You can feel it moving around underneath you during hard cornering, yet it’s all clearly telegraphed and any adjustment of line is utterly benign. The crowning touches are a lack of debilitating body roll plus so little understeer at sane road speeds that it would be easy to say the nose pushing wide is something the M240i is simply not capable of.
Naturally, it functions beautifully when you’re not driving it like you’re on a track day. The ride is supple on fixed-rate springs and dampers, while noise suppression is first rate. If we have any gripes about the M240i, they would amount to a slightly odd brake pedal feel, and steering that can occasionally feel a bit loose around the dead-ahead. However, they’re minor observations, all told.
New lights, new colours, new wheels and a new interior might not be the most exciting LCI BMW has ever carried out but, truth be told, there was little that needed fixing with the 2 Series in the first place. The M240i remains a stellar performance coupé; one that’s so good on the road that, should you feel the M2 is a tad gauche, might just be the pick of the current Munich crop.
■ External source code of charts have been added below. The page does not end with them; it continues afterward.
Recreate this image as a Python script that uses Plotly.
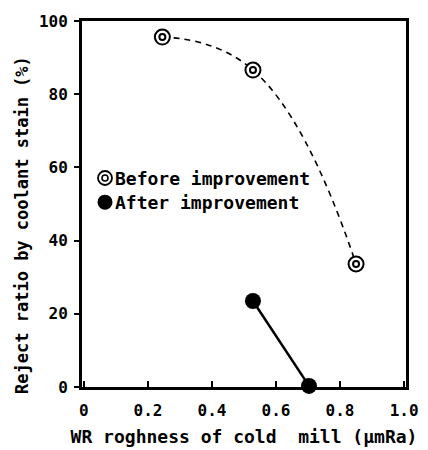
import plotly.graph_objects as go

before_x = [0.245, 0.528, 0.85]
before_y = [95.6, 86.6, 33.6]
after_x = [0.528, 0.703]
after_y = [23.5, 0.3]

x_ticks = [0, 0.2, 0.4, 0.6, 0.8, 1.0]
x_tick_labels = ["0", "0.2", "0.4", "0.6", "0.8", "1.0"]
y_ticks = [0, 20, 40, 60, 80, 100]
y_tick_labels = ["0", "20", "40", "60", "80", "100"]

legend_texts = ["Before improvement", "After improvement"]
legend_rows = [0.571, 0.505]

FONT = "DejaVu Sans Mono, Liberation Mono, Noto Sans CJK JP, monospace"

fig = go.Figure()
fig.add_trace(go.Scatter(
    x=before_x, y=before_y, mode="lines",
    line=dict(color="black", width=1.6, dash="6px,5px", shape="spline", smoothing=1.3),
    showlegend=False, hoverinfo="skip"))
fig.add_trace(go.Scatter(
    x=before_x, y=before_y, mode="markers",
    marker=dict(symbol="circle", size=15, color="white", line=dict(color="black", width=2)),
    showlegend=False))
fig.add_trace(go.Scatter(
    x=before_x, y=before_y, mode="markers",
    marker=dict(symbol="circle-open", size=6, color="black", line=dict(color="black", width=2)),
    showlegend=False))
fig.add_trace(go.Scatter(
    x=after_x, y=after_y, mode="lines+markers",
    line=dict(color="black", width=2.5),
    marker=dict(symbol="circle", size=16, color="black"),
    showlegend=False, cliponaxis=False))

# legend-like key drawn as text plus small circle glyphs
SYM_X = 0.071
for txt, yy in zip(legend_texts, legend_rows):
    fig.add_annotation(x=0.095, y=yy, xref="paper", yref="paper", xanchor="left", yanchor="middle",
                       text=txt, showarrow=False,
                       font=dict(family=FONT, size=18, color="black", weight="bold"))

def glyph(yy, r, fill, lw):
    fig.add_shape(type="circle", xref="paper", yref="paper",
                  xsizemode="pixel", ysizemode="pixel", xanchor=SYM_X, yanchor=yy,
                  x0=-r, x1=r, y0=-r, y1=r,
                  line=dict(color="black", width=lw), fillcolor=fill)

glyph(legend_rows[0], 7, "white", 1.8)
glyph(legend_rows[0], 3, "rgba(0,0,0,0)", 1.6)
glyph(legend_rows[1], 7.5, "black", 0)

# y-axis title placed as annotation (shifted slightly below plot centre as in the reference)
fig.add_annotation(x=-0.185, y=0.443, xref="paper", yref="paper", xanchor="center", yanchor="middle",
                   text="Reject ratio by coolant stain (%)", textangle=-90, showarrow=False,
                   font=dict(family=FONT, size=17, color="black", weight="bold"))

# margins compensate for the 8px default body margin of the html page
fig.update_layout(
    width=428, height=450,
    margin=dict(l=74, r=30, t=13, b=71),
    paper_bgcolor="white", plot_bgcolor="white",
    font=dict(family=FONT, size=16, color="black", weight="bold"),
)
fig.update_xaxes(
    range=[-0.006, 1.006], tickvals=x_ticks, ticktext=x_tick_labels,
    showgrid=False, zeroline=False, automargin=False,
    showline=True, linecolor="black", linewidth=3, mirror=True,
    ticks="inside", ticklen=6, tickwidth=2, tickcolor="black",
    ticklabelstandoff=7,
    tickfont=dict(family=FONT, size=16, weight="bold"),
    title=dict(text="WR roghness of cold  mill (μmRa)",
               font=dict(family=FONT, size=18, weight="bold"), standoff=12),
)
fig.update_yaxes(
    range=[0, 100], tickvals=y_ticks, ticktext=y_tick_labels,
    showgrid=False, zeroline=False, automargin=False,
    showline=True, linecolor="black", linewidth=3, mirror=True,
    ticks="outside", ticklen=5, tickwidth=2, tickcolor="black",
    ticklabelstandoff=3,
    tickfont=dict(family=FONT, size=16, weight="bold"),
)

fig.write_html("out.html")
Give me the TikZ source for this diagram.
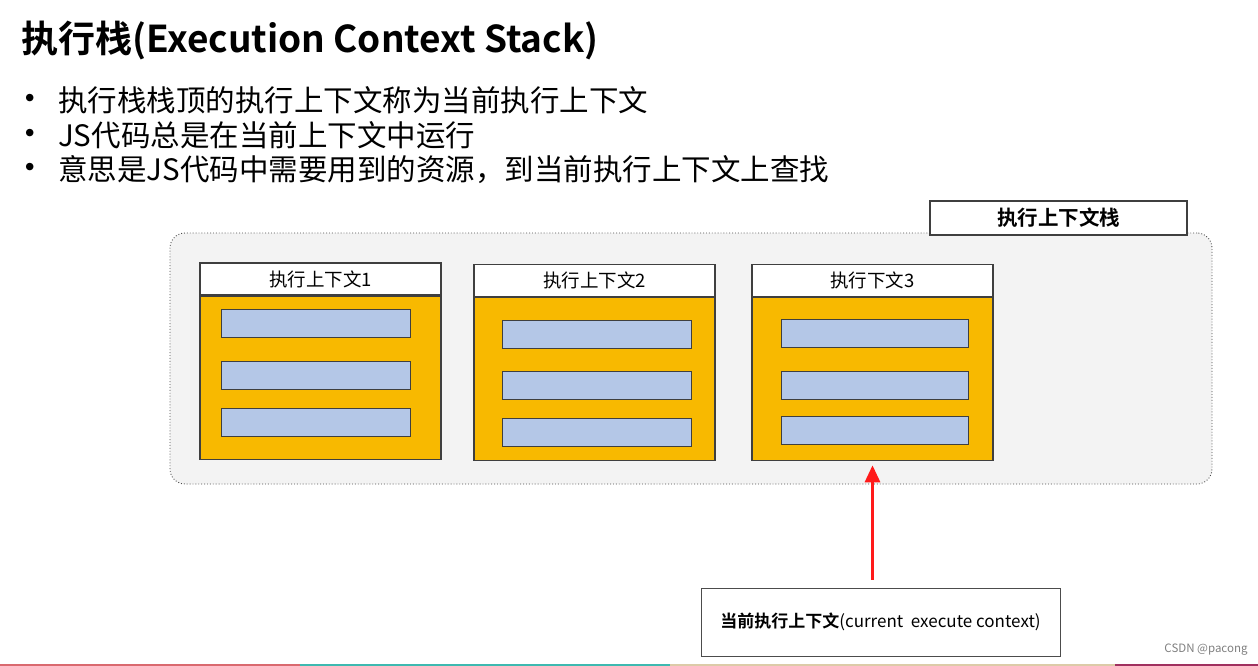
\documentclass[tikz,border=0pt]{standalone}
\usepackage{fontspec}
\setmainfont{Noto Sans CJK SC}[BoldFont={Noto Sans CJK SC Bold}]
\usetikzlibrary{arrows.meta,positioning,calc}
\definecolor{ctxorange}{HTML}{F8B900}
\definecolor{ctxblue}{HTML}{B4C7E7}
\definecolor{ctxline}{HTML}{3F3F3F}
\definecolor{stackgray}{HTML}{F3F3F3}
\definecolor{arrred}{HTML}{FF1A1A}
\definecolor{stripred}{HTML}{D9696F}
\definecolor{stripteal}{HTML}{3DB9B0}
\definecolor{stripbeige}{HTML}{DCCBA8}
\definecolor{stripplum}{HTML}{A0305F}
\newcommand{\dotmark}{\makebox[46pt][l]{\raisebox{0pt}[0pt][0pt]{\scalebox{1.2}{•}}}}

\begin{document}
\begin{tikzpicture}[x=1pt, y=-1pt,
  head/.style={draw=ctxline, fill=white, minimum width=241pt, minimum height=32pt, inner sep=0pt, line width=1.2pt, font=\fontsize{18.5}{20}\selectfont},
  body/.style={draw=ctxline, fill=ctxorange, minimum width=241pt, minimum height=163pt, inner sep=0pt, line width=1.2pt},
  bar/.style={draw=ctxline, fill=ctxblue, minimum width=189pt, minimum height=28pt, inner sep=0pt, line width=1pt},
  tag/.style={draw=ctxline, fill=white, inner sep=0pt, line width=1.2pt},
  bullet/.style={anchor=west, inner sep=0pt, font=\fontsize{29.5}{32}\selectfont},
  arr/.style={-{Triangle[length=17pt, width=15pt]}, line width=3pt, draw=arrred},
]
  \useasboundingbox[fill=white] (0,0) rectangle (1258,666);

  % heading and notes
  \node[anchor=west, inner sep=0pt, font=\bfseries\fontsize{37}{42}\selectfont] (title) at (21,40) {执行栈(Execution Context Stack)};
  \node[bullet] (pt1) at (12,100) {\dotmark 执行栈栈顶的执行上下文称为当前执行上下文};
  \node[bullet] (pt2) at (12,135) {\dotmark JS代码总是在当前上下文中运行};
  \node[bullet] (pt3) at (12,170) {\dotmark 意思是JS代码中需要用到的资源，到当前执行上下文上查找};

  % the stack
  \node[draw=gray!60!black, dotted, line width=0.9pt, fill=stackgray, rounded corners=15pt, minimum width=1042pt, minimum height=251pt] (stack) at (691,358.5) {};
  \node[tag, minimum width=257pt, minimum height=34pt, font=\bfseries\fontsize{20.5}{22}\selectfont] (stacklbl) at (1058.5,218) {执行上下文栈};

  \node[head] (h1) at (320.5,279) {执行上下文1};
  \node[body, below=0pt of h1] (b1) {};
  \node[head] (h2) at (594.5,280.5) {执行上下文2};
  \node[body, below=0pt of h2] (b2) {};
  \node[head] (h3) at (872.5,280.5) {执行下文3};
  \node[body, below=0pt of h3] (b3) {};

  \node[bar] (v11) at (315.5,323) {};
  \node[bar] (v12) at (315.5,375) {};
  \node[bar] (v13) at (315.5,422) {};
  \node[bar] (v21) at (596.5,334) {};
  \node[bar] (v22) at (596.5,385) {};
  \node[bar] (v23) at (596.5,432) {};
  \node[bar, minimum width=187pt] (v31) at (874.5,333) {};
  \node[bar, minimum width=187pt] (v32) at (874.5,385) {};
  \node[bar, minimum width=187pt] (v33) at (874.5,430.5) {};

  % current context
  \node[draw=gray!60!black, line width=1pt, fill=white, minimum width=359pt, minimum height=68pt, font=\fontsize{17}{19}\selectfont] (cur) at (880.5,622) {{\bfseries 当前执行上下文}(current\ \ execute context)};
  \draw[arr, shorten <=8pt, shorten >=4pt] (cur.north -| b3.south) -- (b3.south);

  \node[text=gray, font=\fontsize{11.5}{13}\selectfont] (mark) at (1206,650) {CSDN @pacong};

  % bottom strip
  \fill[stripred] (0,663.5) rectangle (300,666);
  \fill[stripteal] (300,663.5) rectangle (670,666);
  \fill[stripbeige] (670,663.5) rectangle (1115,666);
  \fill[stripplum] (1115,663.5) rectangle (1258,666);
\end{tikzpicture}
\end{document}
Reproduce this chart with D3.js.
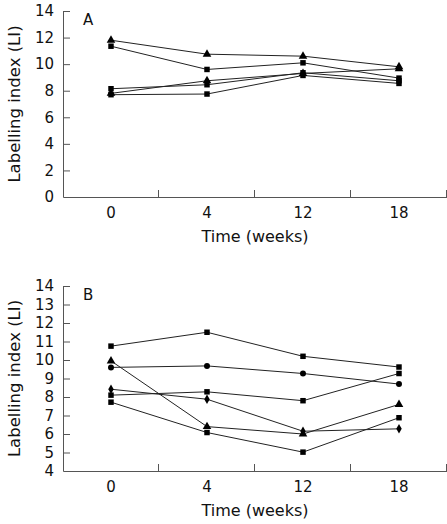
<!DOCTYPE html>
<html><head><meta charset="utf-8">
<script src="https://cdn.jsdelivr.net/npm/d3@7"></script>
<style>body{margin:0;background:#fff}svg{display:block}text{font-family:"DejaVu Sans",sans-serif;fill:#111}</style>
</head><body><svg id="c" width="447" height="524"></svg>
<script>
const weeks = ["0","4","12","18"];
// Panel A series
const seriesA = [
  {marker:"triangle", values:[11.8,10.75,10.6,9.8]},
  {marker:"square",   values:[11.35,9.6,10.1,8.95]},
  {marker:"square",   values:[8.15,8.45,9.35,8.75]},
  {marker:"triangle", values:[7.8,8.75,9.3,9.65]},
  {marker:"square",   values:[7.7,7.75,9.15,8.55]}
];
// Panel B series
const seriesB = [
  {marker:"square",   values:[10.75,11.5,10.2,9.62]},
  {marker:"circle",   values:[9.6,9.68,9.27,8.7]},
  {marker:"triangle", values:[9.95,6.4,6.0,7.6]},
  {marker:"diamond",  values:[8.42,7.88,6.15,6.28]},
  {marker:"square",   values:[8.1,8.28,7.8,9.27]},
  {marker:"square",   values:[7.72,6.08,5.02,6.88]}
];
const yTicksA = [0,2,4,6,8,10,12,14];
const yTicksB = [4,5,6,7,8,9,10,11,12,13,14];

const svg = d3.select("#c");
const FONT = '"DejaVu Sans",sans-serif';
const symbolMap = {
  square:[d3.symbolSquare,30], triangle:[d3.symbolTriangle,32],
  circle:[d3.symbolCircle,28], diamond:[d3.symbolDiamond,26]
};

function panel(cfg){
  const g = svg.append("g");
  const x = d3.scaleBand().domain(weeks).range([63,447]).padding(0);
  const y = d3.scaleLinear().domain(cfg.domain).range([cfg.bottom,cfg.top]);
  const cx = d => x(d)+x.bandwidth()/2;

  // y axis
  const ya = g.append("g").attr("transform","translate(63,0)")
    .call(d3.axisLeft(y).tickValues(cfg.ticks).tickSizeInner(-7).tickSizeOuter(0).tickPadding(9).tickFormat(d3.format("d")));
  ya.selectAll("text").style("font-size","15px").style("font-family",FONT).attr("fill","#111");
  ya.selectAll("line,path").attr("stroke","#555");
  ya.select(".tick:first-of-type line").remove();

  // x axis
  const xa = g.append("g").attr("transform",`translate(0,${cfg.bottom})`)
    .call(d3.axisBottom(x).tickSize(0).tickPadding(10));
  xa.selectAll("text").style("font-size","15px").style("font-family",FONT).attr("fill","#111");
  xa.select(".domain").attr("stroke","#555");
  g.append("g").selectAll("line").data(weeks).join("line")
    .attr("x1",d=>x(d)+x.bandwidth()-0.5).attr("x2",d=>x(d)+x.bandwidth()-0.5)
    .attr("y1",cfg.bottom).attr("y2",cfg.bottom-7).attr("stroke","#555");

  // lines
  const line = d3.line().x((v,i)=>cx(weeks[i])).y(v=>y(v));
  g.append("g").selectAll("path").data(cfg.series).join("path")
    .attr("d",s=>line(s.values)).attr("fill","none").attr("stroke","#222").attr("stroke-width",1);
  // markers
  cfg.series.forEach(s=>{
    const [t,sz] = symbolMap[s.marker];
    g.append("g").selectAll("path").data(s.values).join("path")
      .attr("transform",(v,i)=>`translate(${cx(weeks[i])},${y(v)})`)
      .attr("d",d3.symbol().type(t).size(sz)).attr("fill","#000");
  });

  // labels
  g.append("text").attr("x",83).attr("y",cfg.top+14).style("font-size","15px").text(cfg.letter);
  g.append("text").attr("x",255).attr("y",cfg.bottom+45).attr("text-anchor","middle").style("font-size","16px").text("Time (weeks)");
  g.append("text").attr("transform",`translate(20,${(cfg.top+cfg.bottom)/2}) rotate(-90)`)
    .attr("text-anchor","middle").style("font-size","16.5px").text("Labelling index (LI)");
}
panel({domain:[0,14],top:11,bottom:197,ticks:yTicksA,series:seriesA,letter:"A"});
panel({domain:[4,14],top:286,bottom:471,ticks:yTicksB,series:seriesB,letter:"B"});
</script></body></html>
TECHNICAL DATA FILE SPECIFICATIONS 2017 BMW M240i Coupé LCI F22
PRICE: BMW M240i from £36,415
DRIVETRAIN: 3.0-litre twin-scroll turbocharged straight-six petrol, eight-speed Steptronic auto, rear-wheel drive
CO2 EMISSIONS: 163g/km
TOP SPEED: 155mph (limited)
0-62MPH: 4.6 seconds
POWER: 340hp @ 5,500rpm DIN
TORQUE: 369lb ft @ 1,520-4,500rpm DIN
The M240i remains a stellar performance coupé. The BMW M240i F22 might just be the pick of the current Munich crop. Inside, BMW has drafted in a new 8.8-inch touchscreen display for the infotainment. We’d thoroughly advocate the automatic transmission; it serves up gears in a fluid stream of rapidity and precision. A set of fresh, all-LED light clusters at the rear reduces some of the orange content of the old lenses. The M240i’s road holding is what allows you to fully exploit that six-pot’s prodigious power.